346. The uses of timber in the arts are as various as its qualities. Some woods are useful for their beauty, and others for their strength or durability under different circumstances. We shall only employ “pine” in our experimental inquiries. This wood is selected because it is so well known and so much used. A knowledge of the properties of pine would probably be more useful than a knowledge of the properties of any other wood, and at the same time it must be remembered that the laws which we shall establish by means of slips of pine may be generally applied.
347. A transverse section of a tree shows a number of rings, each of which represents the growth of wood in one year. The age of the tree may sometimes be approximately found by counting the number of distinguishable rings. The outer rings are the newer portions of the wood.
348. When a tree is felled it contains a large quantity of sap, which must be allowed to evaporate before the wood is fit for use. With this object the timber is stored in suitable yards for two or more years according to the purposes for which it is intended; sometimes the process of seasoning, as it is called, is hastened by other means. Wood, when seasoning, contracts; hence blocks of timber are often found split from the circumference to the centre, for the outer rings, being newer and containing more sap, contract more than the inner rings. For the same reason a plank is found to warp when the wood is not thoroughly seasoned. The side of the plank which was farthest from the centre of the tree contracts more than the other side, and becomes concave. This can be easily verified by looking at the edge of the plank, for we there see the rings of which it is composed.
349. Timber may be softened by steaming. I have here a rod of pine, 24" × 0"·5 × 0"·5, and here a second rod cut from the same piece and of the same size, which has been exposed to steam of boiling water for more than an hour: securing these at one end to a firm stand, I bend them down together, and you see that after the dry rod has broken the steamed rod can be bent much farther before it gives way. This property of wood is utilized in shaping the timbers of wooden ships. We shall be able to understand the action of steam if we reflect that wood is composed of a number of fibres ranged side by side and united together. A rope is composed of a number of fibres laid together and twisted, but the fibres are not coherent as they are in wood. Hence we find that a rod of wood is stiff, while a rope is flexible. The steam finds its way into the interstices between the fibres of the wood; it softens their connections, and increases the pliability of the fibres themselves, and thus, the operation of steaming tends to soften a piece of timber and render it tractable.

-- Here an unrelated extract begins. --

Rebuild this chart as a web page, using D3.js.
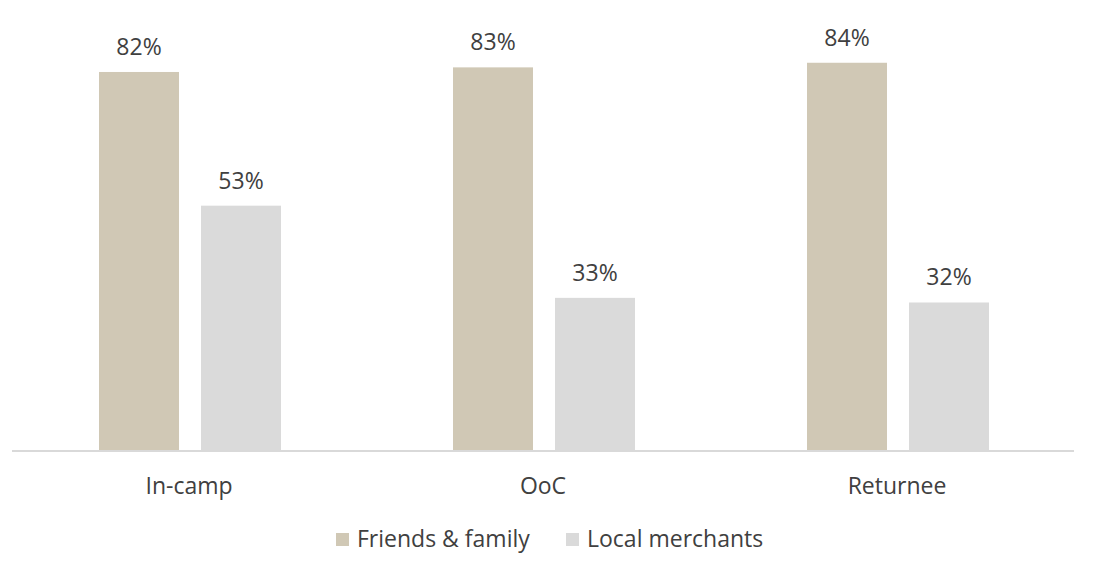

350. The structure of wood is exhibited by the following simple experiment:—Here are two pieces of pine, each 9" × 1" × 1". One of them I easily snap across with a blow, while my blows are unable to break the other. The difference is merely that one of these pieces is cut against the grain, while the other is with it. In the first case I have only to separate the connection between the fibres, which is quite easy. In the other case I would have to tear asunder the fibres themselves, which is vastly more difficult. To a certain extent the grained structure is also found in wrought iron, but the contrast between the strength of iron with the grain and against the grain is not so marked as it is in wood.